Life probably doesn’t feel very full right now, with so much closing down and stepping back, but God’s promises do not fail. Even as life empties of many of the things that have filled it, God wishes to fill it with new things. With more of us needing to practice self isolation and social distancing, giving up work and meetings and commitments, we may find we have been given the gift of more time. We could spend that time anxiously scrolling through Twitter or half watching the twenty four hour news channel, or we could use it in ways that feed our souls and lift our spirits.

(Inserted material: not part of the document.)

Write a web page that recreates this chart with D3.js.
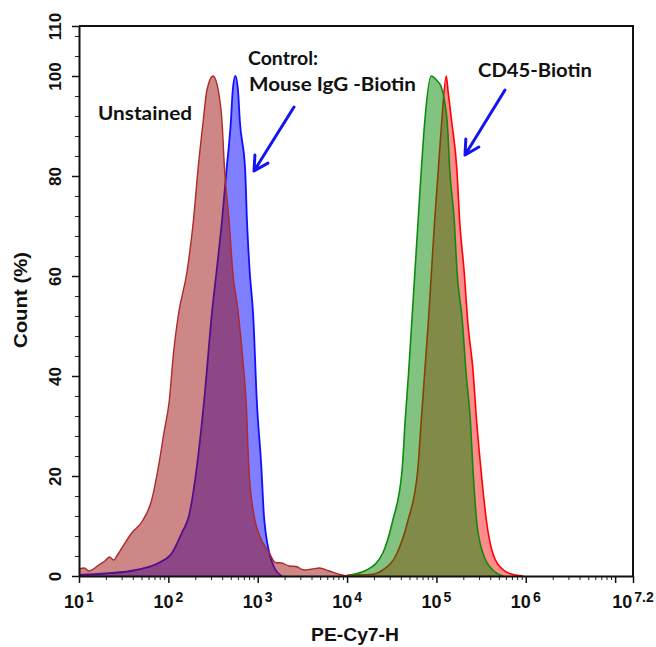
<!DOCTYPE html>
<html>
<head>
<meta charset="utf-8">
<script src="https://cdn.jsdelivr.net/npm/d3@7"></script>
<style>
  body { margin: 0; background: #fff; }
  .tick text, .lbl { font-family: "Liberation Sans", Arial, sans-serif; font-weight: bold; }
  .note { font-family: Lato, "Open Sans", sans-serif; font-weight: bold; fill: #111; }
</style>
</head>
<body>
<div id="chart"></div>
<script>
// histogram values: exponent of PE-Cy7-H and count (%)
var unstainedExp = [1.00, 1.06, 1.11, 1.16, 1.22, 1.29, 1.34, 1.39, 1.43, 1.48, 1.59, 1.71, 1.81, 1.90, 1.95, 2.01, 2.06, 2.11, 2.21, 2.28, 2.33, 2.39, 2.43, 2.50, 2.56, 2.60, 2.63, 2.68, 2.72, 2.78, 2.84, 2.87, 2.90, 2.96, 3.01, 3.13, 3.20, 3.27, 3.35, 3.43, 3.52, 3.61, 3.69, 3.80, 3.92, 4.00];
var unstainedCount = [1.4, 1.6, 1.0, 1.4, 2.2, 3.0, 3.8, 3.2, 4.2, 5.6, 8.6, 11, 15, 23, 28.6, 35, 45, 52, 61, 71, 81, 91, 97, 100, 97, 91, 81, 71, 61, 53, 42, 35, 22, 12, 8.6, 4.6, 2.7, 2.6, 2.0, 1.9, 1.2, 1.4, 1.6, 1.0, 0.3, 0];

var controlExp = [1.00, 1.30, 1.64, 1.90, 2.04, 2.15, 2.23, 2.32, 2.40, 2.49, 2.54, 2.60, 2.65, 2.70, 2.72, 2.75, 2.78, 2.80, 2.86, 2.88, 2.91, 2.95, 2.99, 3.04, 3.07, 3.09, 3.13, 3.18, 3.27];
var controlCount = [0.2, 0.5, 1.2, 2.7, 4.6, 8.6, 12, 22, 35, 53, 61, 71, 81, 91, 97, 100, 97, 91, 81, 71, 61, 52, 35, 22, 12, 8.6, 4.6, 1.9, 0];

var cd45Exp = [4.00, 4.26, 4.40, 4.56, 4.68, 4.79, 4.83, 4.87, 4.91, 4.945, 4.98, 5.02, 5.06, 5.11, 5.13, 5.17, 5.23, 5.26, 5.31, 5.35, 5.41, 5.45, 5.50, 5.56, 5.63, 5.75, 5.82, 5.97];
var cd45Count = [0.2, 0.3, 1.2, 4.6, 11, 21, 31, 41, 51, 61, 71, 81, 91, 100, 97, 91, 81, 71, 61, 51, 41, 31, 21, 11, 4.6, 1.2, 0.5, 0];

var greenExp = [4.03, 4.22, 4.40, 4.51, 4.615, 4.65, 4.69, 4.725, 4.76, 4.795, 4.83, 4.87, 4.94, 5.01, 5.05, 5.12, 5.15, 5.20, 5.23, 5.29, 5.33, 5.38, 5.41, 5.45, 5.52, 5.63, 5.75];
var greenCount = [0.2, 1.2, 4.6, 11, 21, 31, 41, 51, 61, 71, 81, 91, 100, 99, 98, 91, 81, 71, 61, 51, 41, 31, 21, 11, 4.6, 1.2, 0];

// axis ticks
var xMajorExp = [1, 2, 3, 4, 5, 6, 7];
var xLabelExp = ["1", "2", "3", "4", "5", "6", "7.2"];
var yMajor = [0, 20, 40, 60, 80, 100, 110];

var width = 656, height = 647;
var mLeft = 79, mRight = 633, mTop = 26, mBottom = 576;

var svg = d3.select("#chart").append("svg")
  .attr("width", width)
  .attr("height", height);

svg.append("rect").attr("width", width).attr("height", height).attr("fill", "#fff");

var x = d3.scaleLog().domain([10, Math.pow(10, 7.2)]).range([mLeft, mRight]);
var y = d3.scaleLinear().domain([0, 110]).range([mBottom, mTop]);

function toRows(exps, counts) {
  return exps.map(function (e, i) { return { v: Math.pow(10, e), c: counts[i] }; });
}

var area = d3.area()
  .x(function (d) { return x(d.v); })
  .y0(y(0))
  .y1(function (d) { return y(d.c); })
  .curve(d3.curveMonotoneX);

var line = d3.line()
  .x(function (d) { return x(d.v); })
  .y(function (d) { return y(d.c); })
  .curve(d3.curveMonotoneX);

// drawing order matters for the overlap colours
var series = [
  { rows: toRows(cd45Exp, cd45Count), fill: "#ff1a1a", stroke: "#ff0000", w: 1.6 },
  { rows: toRows(controlExp, controlCount), fill: "#0000ff", stroke: "#1010ff", w: 1.8 },
  { rows: toRows(greenExp, greenCount), fill: "#058705", stroke: "#0c8c0c", w: 1.6 },
  { rows: toRows(unstainedExp, unstainedCount), fill: "#9b0f0f", stroke: "#b02828", w: 1.4 }
];

svg.append("defs").append("clipPath").attr("id", "plot")
  .append("rect").attr("x", mLeft).attr("y", mTop)
  .attr("width", mRight - mLeft).attr("height", mBottom - mTop);

var g = svg.append("g").attr("clip-path", "url(#plot)");
series.forEach(function (s) {
  g.append("path").datum(s.rows).attr("d", area)
    .attr("fill", s.fill).attr("fill-opacity", 0.5);
  g.append("path").datum(s.rows).attr("d", line)
    .attr("fill", "none").attr("stroke", s.stroke).attr("stroke-width", s.w);
});

// x axis: minor then major ticks
var minor = [];
for (var p = 1; p <= 7; p++) {
  for (var k = 2; k <= 9; k++) {
    var v = k * Math.pow(10, p);
    if (v < Math.pow(10, 7.2)) minor.push(v);
  }
}
svg.append("g")
  .attr("transform", "translate(0," + mBottom + ")")
  .call(d3.axisBottom(x).tickValues(minor).tickSize(4).tickFormat(""))
  .call(function (a) { a.select(".domain").remove(); a.selectAll("line").attr("stroke", "#222"); });

var majorVals = xMajorExp.map(function (e) { return Math.pow(10, e); }).concat([Math.pow(10, 7.2)]);
svg.append("g")
  .attr("transform", "translate(0," + mBottom + ")")
  .call(d3.axisBottom(x).tickValues(majorVals).tickSize(7).tickSizeOuter(0).tickFormat(""))
  .call(function (a) {
    a.select(".domain").attr("stroke", "#111").attr("stroke-width", 2);
    a.selectAll("line").attr("stroke", "#111").attr("stroke-width", 1.5);
  });

var labels = svg.append("g").attr("class", "lbl");
xLabelExp.forEach(function (e) {
  var t = labels.append("text")
    .attr("x", x(Math.pow(10, +e)))
    .attr("y", 608)
    .attr("text-anchor", "middle")
    .attr("fill", "#111");
  t.append("tspan").attr("font-size", 18).text("10");
  t.append("tspan").attr("font-size", 14).attr("dx", 2).attr("dy", -6).text(e);
});

// y axis
svg.append("g")
  .attr("transform", "translate(" + mLeft + ",0)")
  .call(d3.axisLeft(y).tickValues(d3.range(0, 111, 4)).tickSize(4).tickFormat(""))
  .call(function (a) { a.select(".domain").remove(); a.selectAll("line").attr("stroke", "#222"); });

svg.append("g")
  .attr("transform", "translate(" + mLeft + ",0)")
  .call(d3.axisLeft(y).tickValues(yMajor).tickSize(7).tickSizeOuter(0))
  .call(function (a) {
    a.select(".domain").attr("stroke", "#111").attr("stroke-width", 2);
    a.selectAll("line").attr("stroke", "#111").attr("stroke-width", 1.5);
    a.selectAll("text")
      .attr("x", 0).attr("y", -18).attr("dy", null)
      .attr("text-anchor", "middle")
      .attr("transform", "rotate(-90)")
      .attr("font-size", 17).attr("fill", "#111");
  });

// frame top and right
svg.append("path")
  .attr("d", "M" + mLeft + "," + mTop + "H" + mRight + "V" + mBottom)
  .attr("fill", "none").attr("stroke", "#111").attr("stroke-width", 2);

// axis titles
svg.append("text")
  .attr("class", "lbl")
  .attr("transform", "translate(27,300) rotate(-90)")
  .attr("text-anchor", "middle")
  .attr("font-size", 18)
  .attr("textLength", 96).attr("lengthAdjust", "spacingAndGlyphs")
  .attr("fill", "#111")
  .text("Count (%)");

svg.append("text")
  .attr("class", "lbl")
  .attr("x", 355).attr("y", 641)
  .attr("text-anchor", "middle")
  .attr("font-size", 18)
  .attr("textLength", 88).attr("lengthAdjust", "spacingAndGlyphs")
  .attr("fill", "#111")
  .text("PE-Cy7-H");

// annotations
function note(txt, xx, yy, len) {
  svg.append("text").attr("class", "note")
    .attr("x", xx).attr("y", yy)
    .attr("font-size", 18)
    .attr("textLength", len).attr("lengthAdjust", "spacingAndGlyphs")
    .text(txt);
}
note("Unstained", 98, 120, 94);
note("Control:", 248, 65, 70);
note("Mouse IgG -Biotin", 249, 91, 167);
note("CD45-Biotin", 478, 77, 114);

function arrow(x1, y1, x2, y2) {
  var ang = Math.atan2(y2 - y1, x2 - x1);
  var L = 16, spread = 0.5;
  var a1 = [x2 - L * Math.cos(ang - spread), y2 - L * Math.sin(ang - spread)];
  var a2 = [x2 - L * Math.cos(ang + spread), y2 - L * Math.sin(ang + spread)];
  svg.append("path")
    .attr("d", "M" + x1 + "," + y1 + "L" + x2 + "," + y2 +
      "M" + a1[0] + "," + a1[1] + "L" + x2 + "," + y2 + "L" + a2[0] + "," + a2[1])
    .attr("fill", "none").attr("stroke", "#1414f0")
    .attr("stroke-width", 3).attr("stroke-linecap", "round").attr("stroke-linejoin", "round");
}
arrow(294, 107, 254, 171);
arrow(505, 90, 465, 155);
</script>
</body>
</html>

We could read the books that we’ve piled up on the bedside table, or finally sew the cushion cover we pinned then put away four years ago. We could have long phone conversations with those we love and miss the most, or spend time deep in prayer with the one who most desires to hold us. I’m not going to say that this situation is a lesson or blessing, but I do believe we can squeeze lessons and blessings from it. God still longs to give us life to the full, so if you are feeling empty this morning, let yourself be filled with love and peace and the million small things that can still bring joy.
Finally, I offer this prayer, written by a fellow Baptist minister, Catriona Gorton. It has recently been shared by the Baptist Union and will soon be published in ‘Gathering up the Crumbs’, a collection of liturgies and reflections by women in Baptist ministry. I have cried a lot this week, but the tears that these words brought were healing. I hope the same will be true for you.
A Covenant for Troubled Times
'There is a time for everything, and a season for every activity under heaven.'
These are troubled times
Times of violence and hatred in a world marred by war
Times of anxiety and uncertainty in a world wounded by greed
Times of sadness and loss in a world of vulnerability and finitude
Times when we must face tough questions with unpalatable answers
'Even though I walk through the valley of the shadow of death, I will fear no ill, for you are with me, your rod and your staff they comfort me.'
These are dark times
Times when we need to be reminded that God is with us
To guide our feet, one step at a time
To illumine our minds with new understanding
To protect us from despair, isolation and emptiness
To enable us to ‘prove’ our faith in resilience and fortitude
'Now the dwelling of God is with human beings, and he will be with them. They will be his people, and God himself will be with them and be their God. He will wipe away every tear from their eyes. There will be no more death or mourning or crying or pain, for the old order of things has passed away.'
These are, mysteriously, hopeful times
Times in which the promises of a faithful God offer encouragement
Times in which new possibilities can be glimpsed
Times in which we must live the hope of eternity
Times when past, present and future meet
So, let us profess our faith:
We believe and trust in God, creator of all, whose promises are faithful
We believe and trust in Jesus Christ, who redeems all, and who calls us to follow
We believe and trust in the Holy Spirit, who inspires and sustains us in hopeful service
Recognising that these are troubled times, let us covenant with one another and with God:
My brothers and sisters in Christ, I covenant to walk together with you in faithful discipleship for as long as God shall so direct and lead us
Faithful God, as a community of your people, we covenant to walk with you, individually and corporately, in ways we know and in ways that you will show us
Grant us courage to face the challenges and strengthen us with faith, hope and love
so that we may walk faithfully in the footsteps of him whose name we bear, Christ our Lord. Amen.
May the grace of the Lord Jesus Christ, and the love of God, and the fellowship of the Holy Spirit remain with us all ever more. Amen.